Professor of History Scott Gac
Professor of History Scott Gac

According to the grant proposal by Gac and The Stowe Center for Literary Activism, “Our project investigates Black Hartford from 1800–1830—the decades bracketing the 1823 founding of Washington College (now Trinity College)—to illuminate how slavery’s legal remnants and social afterlives shaped everyday life, politics, education, religion, and culture in lower New England. Although Connecticut adopted gradual emancipation in 1784, enslavement and unfree labor practices persisted in the state into the 1830s and 1840s. Simultaneously, as free Black communities grew in the state, new modes of anti-Black exclusion hardened: the 1818 state constitution disenfranchised Black men; colonization campaigns pressed for Black removal; and efforts to suppress Black schooling and antislavery expression intensified. Within this repressive climate, Hartford’s Black residents built churches, schools, businesses, literary and artistic cultures, and anticolonization activism. Centering these voices, the project traces how Black Hartfordites negotiated power, asserted personhood, and created vibrant public life in the very years a new Episcopal college took root and a young Harriet Beecher taught at the Hartford Female Seminary (1829-1832).

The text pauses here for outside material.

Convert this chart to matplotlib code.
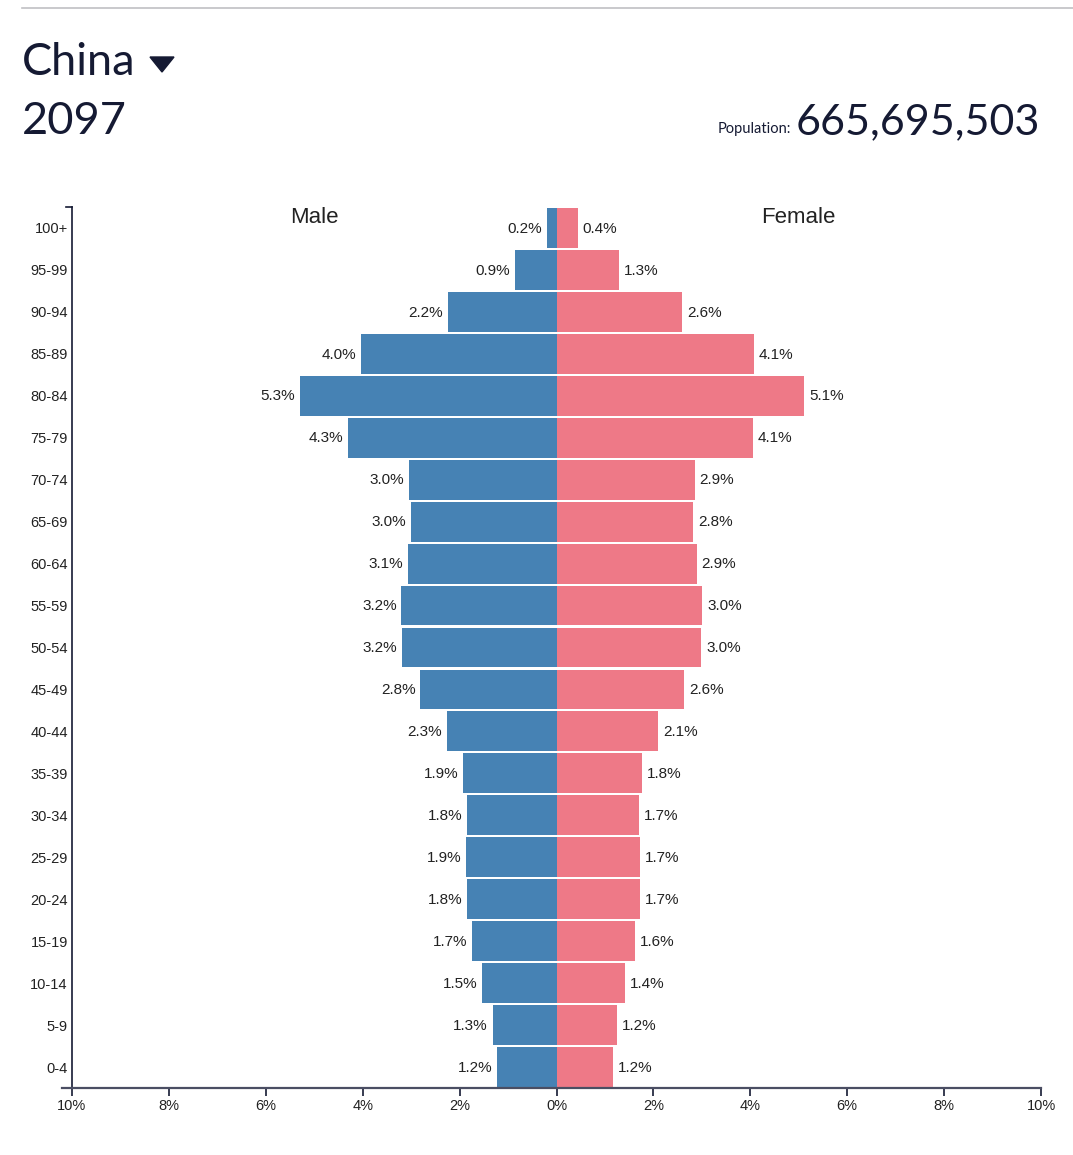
import matplotlib
matplotlib.use("Agg")
import matplotlib.pyplot as plt
from matplotlib.lines import Line2D
from matplotlib.patches import Polygon

ages = ["0-4", "5-9", "10-14", "15-19", "20-24", "25-29", "30-34", "35-39", "40-44",
        "45-49", "50-54", "55-59", "60-64", "65-69", "70-74", "75-79", "80-84",
        "85-89", "90-94", "95-99", "100+"]
male = [1.22, 1.32, 1.53, 1.74, 1.84, 1.86, 1.84, 1.92, 2.26, 2.81, 3.18, 3.20,
        3.06, 3.00, 3.04, 4.30, 5.29, 4.03, 2.24, 0.86, 0.19]
female = [1.16, 1.24, 1.42, 1.63, 1.73, 1.73, 1.71, 1.77, 2.10, 2.64, 2.99, 3.01,
          2.89, 2.82, 2.85, 4.06, 5.11, 4.08, 2.60, 1.28, 0.44]
xticks = [-10, -8, -6, -4, -2, 0, 2, 4, 6, 8, 10]
country = "China"
year = "2097"
population = "665,695,503"

W, H = 1073, 1155
fig = plt.figure(figsize=(W / 100, H / 100), dpi=100)
fig.patch.set_facecolor("white")

dark = "#151a33"
male_c = "#4682b4"
female_c = "#ee7987"
txt = "#222222"

def fx(px):
    return px / W

def fy(py):
    return 1 - py / H

# top rule
fig.add_artist(Line2D([fx(22), fx(1073)], [fy(8), fy(8)], color="#c0c0c4", lw=1.2))

title_font = ["Lato", "DejaVu Sans"]
fig.text(fx(22), fy(75), country, fontsize=32.5, color=dark, family=title_font,
         ha="left", va="baseline")
fig.add_artist(Polygon([[fx(150), fy(57)], [fx(174), fy(57)], [fx(162), fy(72)]],
                       closed=True, color=dark, transform=fig.transFigure))
fig.text(fx(22), fy(134), year, fontsize=32.5, color=dark, family=title_font,
         ha="left", va="baseline")
pop_t = fig.text(fx(1040), fy(134), population, fontsize=31, color=dark,
                 family=title_font, ha="right", va="baseline")
renderer = fig.canvas.get_renderer()
bb = pop_t.get_window_extent(renderer)
fig.text((bb.x0 - 5) / W, fy(133), "Population:", fontsize=10.5, color=dark,
         family=title_font, ha="right", va="baseline")

ax = fig.add_axes([fx(72), fy(1088), fx(1041) - fx(72), (1088 - 207) / H])
ypos = list(range(len(ages)))
ax.barh(ypos, [-m for m in male], height=0.95, color=male_c, left=0)
ax.barh(ypos, female, height=0.95, color=female_c, left=0)

lab_font = ["Liberation Sans", "DejaVu Sans"]
for i, (m, f) in enumerate(zip(male, female)):
    ax.annotate(f"{m:.1f}%", (-m, i), xytext=(-3.5, -0.5), textcoords="offset points",
                ha="right", va="center", fontsize=11, color=txt, family=lab_font)
    ax.annotate(f"{f:.1f}%", (f, i), xytext=(3.5, -0.5), textcoords="offset points",
                ha="left", va="center", fontsize=11, color=txt, family=lab_font)

ax.set_xlim(-10, 10)
ax.set_ylim(-0.5, len(ages) - 0.5)
ax.set_yticks(ypos)
ax.set_yticklabels(ages, family=lab_font, fontsize=10.5, color=txt)
ax.tick_params(axis="y", length=0, pad=3)
ax.set_xticks(xticks)
ax.set_xticklabels([f"{abs(t)}%" for t in xticks], family=lab_font, fontsize=10.5,
                   color=txt)
ax.tick_params(axis="x", length=6, width=1.2, color=dark, pad=2)
for s in ["top", "right"]:
    ax.spines[s].set_visible(False)
ax.spines["left"].set_color(dark)
ax.spines["left"].set_linewidth(1.2)
ax.spines["bottom"].set_color("#4a4e63")
ax.spines["bottom"].set_linewidth(1.6)
ax.spines["bottom"].set_bounds(-10.2, 10)
# outer tick at top of age axis
ax.plot([-10.12, -10], [len(ages) - 0.5, len(ages) - 0.5], color=dark, lw=1.2,
        clip_on=False)

ax.text(-5, len(ages) - 0.75, "Male", ha="center", va="center", fontsize=16,
        color=txt, family=lab_font)
ax.text(5, len(ages) - 0.75, "Female", ha="center", va="center", fontsize=16,
        color=txt, family=lab_font)

fig.savefig("out.png", dpi=100, facecolor="white")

“For Trinity College, 1800–1830 is foundational to institutional identity and place. Understanding the College’s emergence amid gradual emancipation, Black civic formation, and white-led exclusion clarifies the local conditions that structured campus-city relations from the outset. The Primus Project—a campus-based initiative increasingly focused on recovering Black lives connected to Trinity and Hartford—provides the research engine and ethical framework for this work.

“For the community partner, The Stowe Center for Literary Activism, the research links directly to Hartford’s early 19th-century literary culture and to Black-led critiques that prefigured later antislavery writing. For Hartford residents, this research restores names, neighborhoods, institutions, and debates that continue to shape civic memory, educational equity, and cultural life.

“Public-facing deliverables—podcast, public forum, and community education modules—will translate archival findings into usable local history. Together, we shine new light on the era of Northern emancipation and the ways systems of slavery—North and South—shaped life in New England.”

Projects funded by this grant must include a public-facing component and a collaboration between a CIC member institution and at least one community-based organization, such as a local museum or historical society, a public library, a school district, a civic organization, or another college or university in the region. The CIC said that projects that combine original undergraduate research and public-facing activities were strongly preferred.

Project teams from the selected institutions will participate in a workshop on the public history and memory of American slavery in June 2026.

This grant program is supported by the Mellon Foundation.